Thelonious Monk - I'm Confessin' (That I Love You)
Of all the many different songs that I love, some have stayed with me for so long, have shaped me so thoroughly, that they have become a sort of permanent marker in my personal history.
I have a fairly clear memory of walking down Rothchild Street in Tel Aviv at an all night street fair, when I was around 18 years old. The street was filled with specially built stages, with live music playing down every major avenue. I was walking along with some friends when I came across one of the stages with a big, well lit white grand piano, and a pianist who was playing this song - I’m Confessin’ (That I Love You) - An old Jazz standard. I remember I had to stop and look in awe, that I had to take in everything that was happening: The music, the night sky, the big white piano, the pianist playing by himself, the crowd that kept walking by. Something about it was just perfect.
I don’t remember if the pianist was playing this particular version on I’m Confessin’, but a few years after that night I found this album and this song on it, and felt that I had unearthed a treasure.
Thelonious Monk is arguably one of the greatest American artists of the 20th century. Bebop, Stravinski, Gospel, impressionism, all wrapped up in one swinging bundle - what more could you ask for? Monk’s genius is unparalleled, his compositions instantly recognizable, and his playing completely transforms anything he chooses to adapt. Musicians know that it is nearly impossible to play a Monk tune without trying to sound like Monk - it just feels like there’s no other way to do it!
I treated this transcription almost like a classical piece - I wanted to play all the tiny nuances, ghost notes and weird chords as if they were thoroughly composed and worked out beforehand - which again goes to show the incredible level of real-time composition that Monk had at his fingertips.

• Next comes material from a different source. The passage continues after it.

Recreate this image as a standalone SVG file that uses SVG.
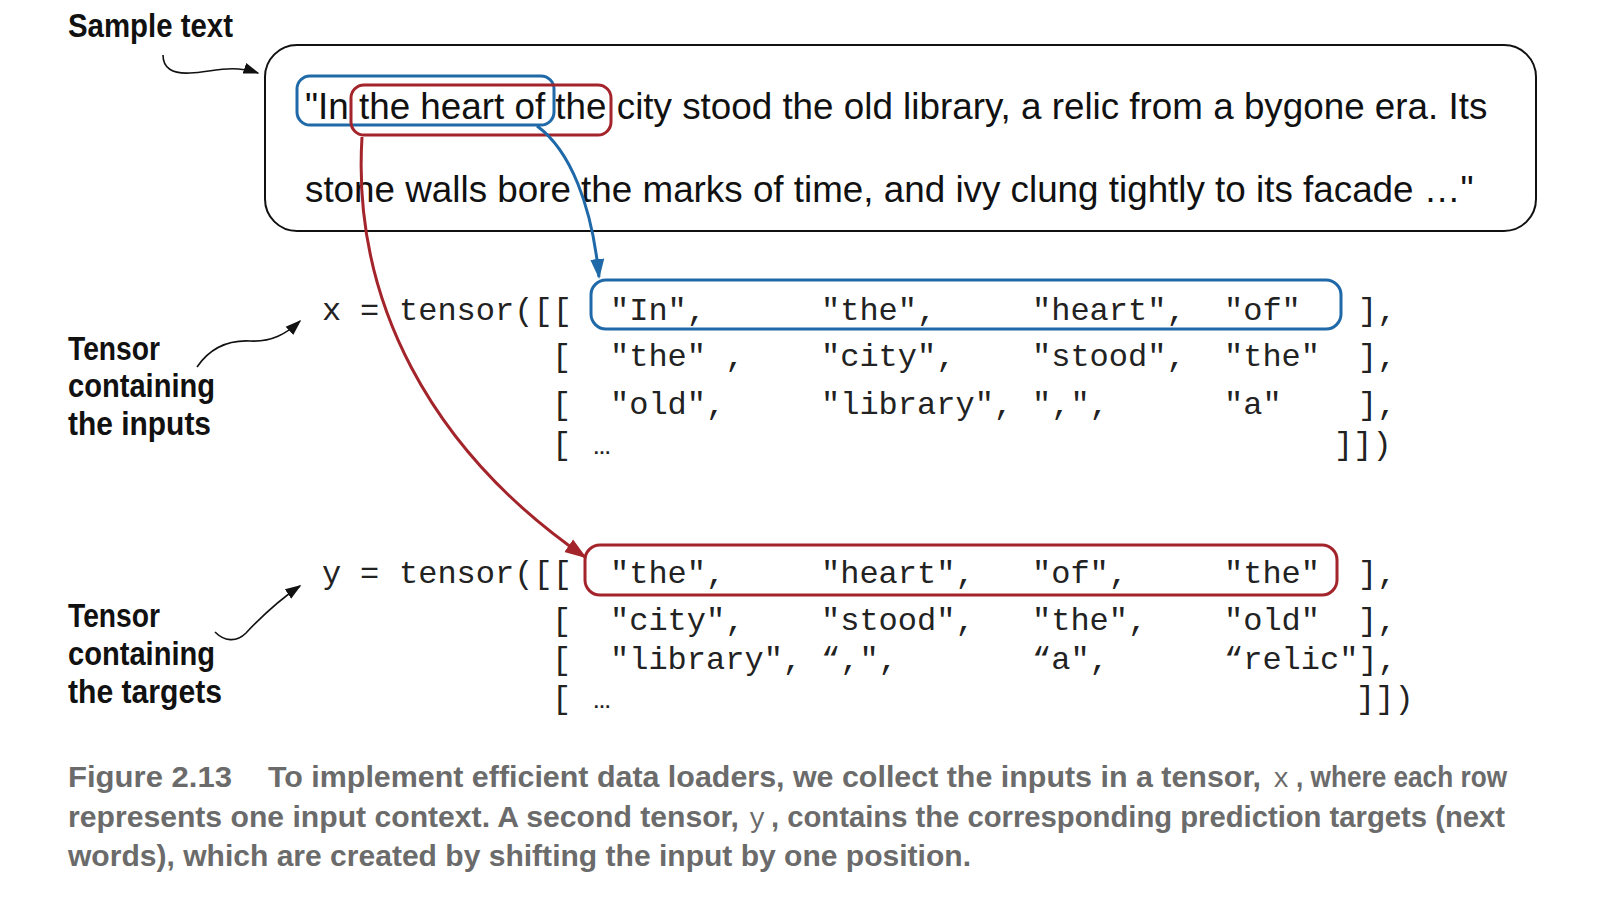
<svg xmlns="http://www.w3.org/2000/svg" width="1600" height="921" viewBox="0 0 1600 921">
<style>
.lbl{font-family:"Liberation Sans",Arial,sans-serif;font-weight:bold;font-size:33px;fill:#111}
.main{font-family:"Liberation Sans",Arial,sans-serif;font-size:36.8px;fill:#111}
.mono{font-family:"Liberation Mono","Courier New",monospace;font-size:32px;fill:#222}
.ell{font-family:"Liberation Sans",Arial,sans-serif;font-weight:bold;font-size:18px;fill:#222}
.cap{font-family:"Liberation Sans",Arial,sans-serif;font-weight:bold;font-size:30px;fill:#6b6b6b}
.capm{font-family:"Liberation Mono","Courier New",monospace;font-size:27px;fill:#6b6b6b}
.blk{fill:none;stroke:#111;stroke-width:1.6}
.blue{fill:none;stroke:#1f69a8;stroke-width:3}
.red{fill:none;stroke:#a3242a;stroke-width:3}
</style>
<defs>
<marker id="ab" viewBox="0 0 10 10" refX="9" refY="5" markerWidth="16" markerHeight="16" orient="auto" markerUnits="userSpaceOnUse">
<path d="M0,1.5 L10,5 L0,8.5 z" fill="#111"/>
</marker>
<marker id="abl" viewBox="0 0 10 10" refX="9" refY="5" markerWidth="20" markerHeight="20" orient="auto" markerUnits="userSpaceOnUse">
<path d="M0,1.5 L10,5 L0,8.5 z" fill="#1f69a8"/>
</marker>
<marker id="ard" viewBox="0 0 10 10" refX="9" refY="5" markerWidth="22" markerHeight="22" orient="auto" markerUnits="userSpaceOnUse">
<path d="M0,1.5 L10,5 L0,8.5 z" fill="#a3242a"/>
</marker>
</defs>
<rect width="1600" height="921" fill="#fff"/>

<g id="sample-label">
<text class="lbl" x="68" y="37" textLength="165" lengthAdjust="spacingAndGlyphs">Sample text</text>
</g>
<g id="inputs-label">
<text class="lbl" x="68" y="360" textLength="92" lengthAdjust="spacingAndGlyphs">Tensor</text>
<text class="lbl" x="68" y="397" textLength="147" lengthAdjust="spacingAndGlyphs">containing</text>
<text class="lbl" x="68" y="435" textLength="143" lengthAdjust="spacingAndGlyphs">the inputs</text>
</g>
<g id="targets-label">
<text class="lbl" x="68" y="627" textLength="92" lengthAdjust="spacingAndGlyphs">Tensor</text>
<text class="lbl" x="68" y="665" textLength="147" lengthAdjust="spacingAndGlyphs">containing</text>
<text class="lbl" x="68" y="703" textLength="154" lengthAdjust="spacingAndGlyphs">the targets</text>
</g>

<g id="sample-box">
<rect x="265" y="45" width="1271" height="186" rx="32" fill="none" stroke="#111" stroke-width="2"/>
<text class="main" x="305" y="119">"In the heart of the city stood the old library, a relic from a bygone era. Its</text>
<text class="main" x="305" y="202">stone walls bore the marks of time, and ivy clung tightly to its facade …"</text>
<rect x="297" y="76" width="257" height="49" rx="13" class="blue"/>
<rect x="351" y="85" width="260" height="50" rx="13" class="red"/>
</g>

<g id="x-tensor" class="mono">
<text x="322" y="320">x</text>
<text x="360" y="320">=</text>
<text x="399" y="320">tensor([[</text>
<text x="610" y="320">"In",</text>
<text x="821" y="320">"the",</text>
<text x="1032" y="320">"heart",</text>
<text x="1224" y="320">"of"</text>
<text x="1358" y="320">],</text>
<text x="552" y="366">[</text>
<text x="610" y="366">"the" ,</text>
<text x="821" y="366">"city",</text>
<text x="1032" y="366">"stood",</text>
<text x="1224" y="366">"the"</text>
<text x="1358" y="366">],</text>
<text x="552" y="414">[</text>
<text x="610" y="414">"old",</text>
<text x="821" y="414">"library",</text>
<text x="1032" y="414">",",</text>
<text x="1224" y="414">"a"</text>
<text x="1358" y="414">],</text>
<text x="552" y="454">[</text>
<text class="ell" x="593" y="454">…</text>
<text x="1334" y="454">]])</text>
<rect x="591" y="280" width="750" height="49" rx="15" class="blue"/>
</g>

<g id="y-tensor" class="mono">
<text x="322" y="583">y</text>
<text x="360" y="583">=</text>
<text x="399" y="583">tensor([[</text>
<text x="610" y="583">"the",</text>
<text x="821" y="583">"heart",</text>
<text x="1032" y="583">"of",</text>
<text x="1224" y="583">"the"</text>
<text x="1358" y="583">],</text>
<text x="552" y="630">[</text>
<text x="610" y="630">"city",</text>
<text x="821" y="630">"stood",</text>
<text x="1032" y="630">"the",</text>
<text x="1224" y="630">"old"</text>
<text x="1358" y="630">],</text>
<text x="552" y="669">[</text>
<text x="610" y="669">"library",</text>
<text x="821" y="669">“,",</text>
<text x="1032" y="669">“a",</text>
<text x="1224" y="669">“relic"],</text>
<text x="552" y="708">[</text>
<text class="ell" x="593" y="708">…</text>
<text x="1356" y="708">]])</text>
<rect x="585" y="545" width="752" height="50" rx="15" class="red"/>
</g>

<g id="connectors">
<path class="blk" d="M163,55 C163,68 172,74 190,73 C212,72 232,64 258,73" marker-end="url(#ab)"/>
<path class="blk" d="M197,367 C210,348 228,340 250,341 C272,342 286,334 300,321" marker-end="url(#ab)"/>
<path class="blk" d="M215,632 C224,641 236,643 246,633 C262,616 282,598 300,586" marker-end="url(#ab)"/>
<path class="blue" d="M537,126 C570,150 592,205 599,277" marker-end="url(#abl)"/>
<path class="red" d="M362,137 C352,300 430,450 585,557" marker-end="url(#ard)"/>
</g>

<g id="caption">
<text class="cap" x="68" y="787" textLength="164" lengthAdjust="spacingAndGlyphs">Figure 2.13</text>
<text class="cap" x="268" y="787" textLength="993" lengthAdjust="spacingAndGlyphs">To implement efficient data loaders, we collect the inputs in a tensor,</text>
<text class="capm" x="1273" y="787">x</text>
<text class="cap" x="1296" y="787" textLength="211" lengthAdjust="spacingAndGlyphs">, where each row</text>
<text class="cap" x="68" y="827" textLength="671" lengthAdjust="spacingAndGlyphs" style="font-size:29.8px">represents one input context. A second tensor,</text>
<text class="capm" x="749" y="827">y</text>
<text class="cap" x="771" y="827" textLength="734" lengthAdjust="spacingAndGlyphs">, contains the corresponding prediction targets (next</text>
<text class="cap" x="68" y="866" textLength="903" lengthAdjust="spacingAndGlyphs">words), which are created by shifting the input by one position.</text>
</g>
</svg>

Whether this arrangement is the only way Monk could play, or a very deliberate choice out of the many piano styles that were available to him, this was and remains one of my favorite solo piano pieces, and a favorite of many of the people I got to play it for. Something about the feeling behind this interpretation belongs to the truest essence of music in my opinion, which feels like just about the highest value I can ascribe to any song out there.